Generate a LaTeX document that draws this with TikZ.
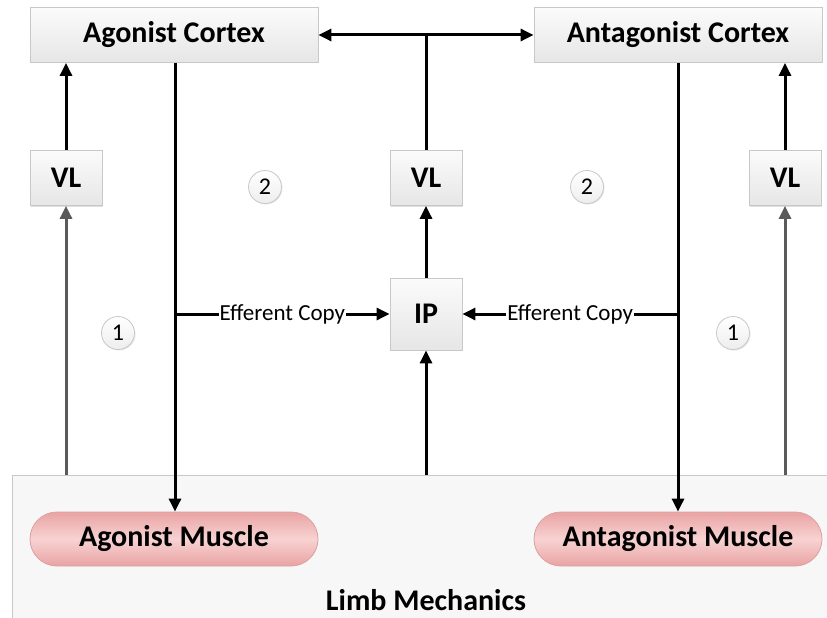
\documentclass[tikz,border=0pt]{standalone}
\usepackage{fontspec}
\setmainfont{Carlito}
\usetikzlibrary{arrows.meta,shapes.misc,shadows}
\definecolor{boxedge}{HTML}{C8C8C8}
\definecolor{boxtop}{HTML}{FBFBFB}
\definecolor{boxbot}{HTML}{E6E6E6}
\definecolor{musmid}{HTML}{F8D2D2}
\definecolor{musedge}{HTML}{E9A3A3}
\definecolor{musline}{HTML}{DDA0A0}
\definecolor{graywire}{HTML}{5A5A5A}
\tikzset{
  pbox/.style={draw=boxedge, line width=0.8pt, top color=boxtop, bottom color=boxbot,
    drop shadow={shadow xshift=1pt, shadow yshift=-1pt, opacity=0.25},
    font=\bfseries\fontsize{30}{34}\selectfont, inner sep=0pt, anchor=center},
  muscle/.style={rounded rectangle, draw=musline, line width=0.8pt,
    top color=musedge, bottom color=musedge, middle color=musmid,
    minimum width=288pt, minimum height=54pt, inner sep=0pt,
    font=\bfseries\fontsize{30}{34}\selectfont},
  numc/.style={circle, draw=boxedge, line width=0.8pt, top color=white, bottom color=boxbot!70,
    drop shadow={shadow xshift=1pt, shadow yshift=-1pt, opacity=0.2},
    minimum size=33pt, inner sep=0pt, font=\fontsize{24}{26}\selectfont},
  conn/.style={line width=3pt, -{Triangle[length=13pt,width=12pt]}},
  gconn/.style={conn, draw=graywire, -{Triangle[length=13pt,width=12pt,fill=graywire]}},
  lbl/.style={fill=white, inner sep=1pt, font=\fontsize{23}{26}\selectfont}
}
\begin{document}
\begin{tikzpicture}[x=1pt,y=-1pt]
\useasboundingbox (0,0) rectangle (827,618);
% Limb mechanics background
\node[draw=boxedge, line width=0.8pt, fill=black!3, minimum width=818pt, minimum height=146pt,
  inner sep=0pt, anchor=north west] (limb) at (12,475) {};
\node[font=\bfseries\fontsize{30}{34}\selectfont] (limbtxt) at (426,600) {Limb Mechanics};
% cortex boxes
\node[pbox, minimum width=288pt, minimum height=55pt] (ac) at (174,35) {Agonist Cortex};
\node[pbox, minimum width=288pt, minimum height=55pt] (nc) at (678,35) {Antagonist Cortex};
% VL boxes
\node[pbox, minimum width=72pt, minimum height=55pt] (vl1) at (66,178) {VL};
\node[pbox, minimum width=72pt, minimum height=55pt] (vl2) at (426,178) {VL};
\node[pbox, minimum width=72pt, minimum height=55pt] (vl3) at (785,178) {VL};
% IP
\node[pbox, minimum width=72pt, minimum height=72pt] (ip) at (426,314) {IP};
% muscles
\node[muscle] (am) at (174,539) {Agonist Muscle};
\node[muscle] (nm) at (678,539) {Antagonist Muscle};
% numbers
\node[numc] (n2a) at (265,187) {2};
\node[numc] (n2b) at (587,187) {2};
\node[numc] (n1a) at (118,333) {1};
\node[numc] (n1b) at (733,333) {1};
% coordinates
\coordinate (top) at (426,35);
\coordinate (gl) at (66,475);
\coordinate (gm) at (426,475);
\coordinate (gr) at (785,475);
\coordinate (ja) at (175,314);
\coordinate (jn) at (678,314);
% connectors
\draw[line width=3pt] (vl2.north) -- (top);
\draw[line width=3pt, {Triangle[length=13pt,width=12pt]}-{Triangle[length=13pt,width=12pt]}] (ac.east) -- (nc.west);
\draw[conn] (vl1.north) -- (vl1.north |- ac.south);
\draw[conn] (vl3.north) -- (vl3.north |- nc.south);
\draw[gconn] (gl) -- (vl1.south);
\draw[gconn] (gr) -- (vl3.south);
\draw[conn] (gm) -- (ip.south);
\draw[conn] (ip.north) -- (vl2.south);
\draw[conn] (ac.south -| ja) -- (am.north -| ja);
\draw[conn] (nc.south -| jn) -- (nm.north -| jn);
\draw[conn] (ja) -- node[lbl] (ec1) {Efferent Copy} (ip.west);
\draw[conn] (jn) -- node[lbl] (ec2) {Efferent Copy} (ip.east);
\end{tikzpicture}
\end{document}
-- -- --
- **Request**
Copy out the data above exactly, except the pictures.

- **Finished answer**
Generate a LaTeX document that draws this with TikZ.
\documentclass[tikz,border=0pt]{standalone}
\usepackage{fontspec}
\setmainfont{Carlito}
\usetikzlibrary{arrows.meta,shapes.misc,shadows}
\definecolor{boxedge}{HTML}{C8C8C8}
\definecolor{boxtop}{HTML}{FBFBFB}
\definecolor{boxbot}{HTML}{E6E6E6}
\definecolor{musmid}{HTML}{F8D2D2}
\definecolor{musedge}{HTML}{E9A3A3}
\definecolor{musline}{HTML}{DDA0A0}
\definecolor{graywire}{HTML}{5A5A5A}
\tikzset{
  pbox/.style={draw=boxedge, line width=0.8pt, top color=boxtop, bottom color=boxbot,
    drop shadow={shadow xshift=1pt, shadow yshift=-1pt, opacity=0.25},
    font=\bfseries\fontsize{30}{34}\selectfont, inner sep=0pt, anchor=center},
  muscle/.style={rounded rectangle, draw=musline, line width=0.8pt,
    top color=musedge, bottom color=musedge, middle color=musmid,
    minimum width=288pt, minimum height=54pt, inner sep=0pt,
    font=\bfseries\fontsize{30}{34}\selectfont},
  numc/.style={circle, draw=boxedge, line width=0.8pt, top color=white, bottom color=boxbot!70,
    drop shadow={shadow xshift=1pt, shadow yshift=-1pt, opacity=0.2},
    minimum size=33pt, inner sep=0pt, font=\fontsize{24}{26}\selectfont},
  conn/.style={line width=3pt, -{Triangle[length=13pt,width=12pt]}},
  gconn/.style={conn, draw=graywire, -{Triangle[length=13pt,width=12pt,fill=graywire]}},
  lbl/.style={fill=white, inner sep=1pt, font=\fontsize{23}{26}\selectfont}
}
\begin{document}
\begin{tikzpicture}[x=1pt,y=-1pt]
\useasboundingbox (0,0) rectangle (827,618);
% Limb mechanics background
\node[draw=boxedge, line width=0.8pt, fill=black!3, minimum width=818pt, minimum height=146pt,
  inner sep=0pt, anchor=north west] (limb) at (12,475) {};
\node[font=\bfseries\fontsize{30}{34}\selectfont] (limbtxt) at (426,600) {Limb Mechanics};
% cortex boxes
\node[pbox, minimum width=288pt, minimum height=55pt] (ac) at (174,35) {Agonist Cortex};
\node[pbox, minimum width=288pt, minimum height=55pt] (nc) at (678,35) {Antagonist Cortex};
% VL boxes
\node[pbox, minimum width=72pt, minimum height=55pt] (vl1) at (66,178) {VL};
\node[pbox, minimum width=72pt, minimum height=55pt] (vl2) at (426,178) {VL};
\node[pbox, minimum width=72pt, minimum height=55pt] (vl3) at (785,178) {VL};
% IP
\node[pbox, minimum width=72pt, minimum height=72pt] (ip) at (426,314) {IP};
% muscles
\node[muscle] (am) at (174,539) {Agonist Muscle};
\node[muscle] (nm) at (678,539) {Antagonist Muscle};
% numbers
\node[numc] (n2a) at (265,187) {2};
\node[numc] (n2b) at (587,187) {2};
\node[numc] (n1a) at (118,333) {1};
\node[numc] (n1b) at (733,333) {1};
% coordinates
\coordinate (top) at (426,35);
\coordinate (gl) at (66,475);
\coordinate (gm) at (426,475);
\coordinate (gr) at (785,475);
\coordinate (ja) at (175,314);
\coordinate (jn) at (678,314);
% connectors
\draw[line width=3pt] (vl2.north) -- (top);
\draw[line width=3pt, {Triangle[length=13pt,width=12pt]}-{Triangle[length=13pt,width=12pt]}] (ac.east) -- (nc.west);
\draw[conn] (vl1.north) -- (vl1.north |- ac.south);
\draw[conn] (vl3.north) -- (vl3.north |- nc.south);
\draw[gconn] (gl) -- (vl1.south);
\draw[gconn] (gr) -- (vl3.south);
\draw[conn] (gm) -- (ip.south);
\draw[conn] (ip.north) -- (vl2.south);
\draw[conn] (ac.south -| ja) -- (am.north -| ja);
\draw[conn] (nc.south -| jn) -- (nm.north -| jn);
\draw[conn] (ja) -- node[lbl] (ec1) {Efferent Copy} (ip.west);
\draw[conn] (jn) -- node[lbl] (ec2) {Efferent Copy} (ip.east);
\end{tikzpicture}
\end{document}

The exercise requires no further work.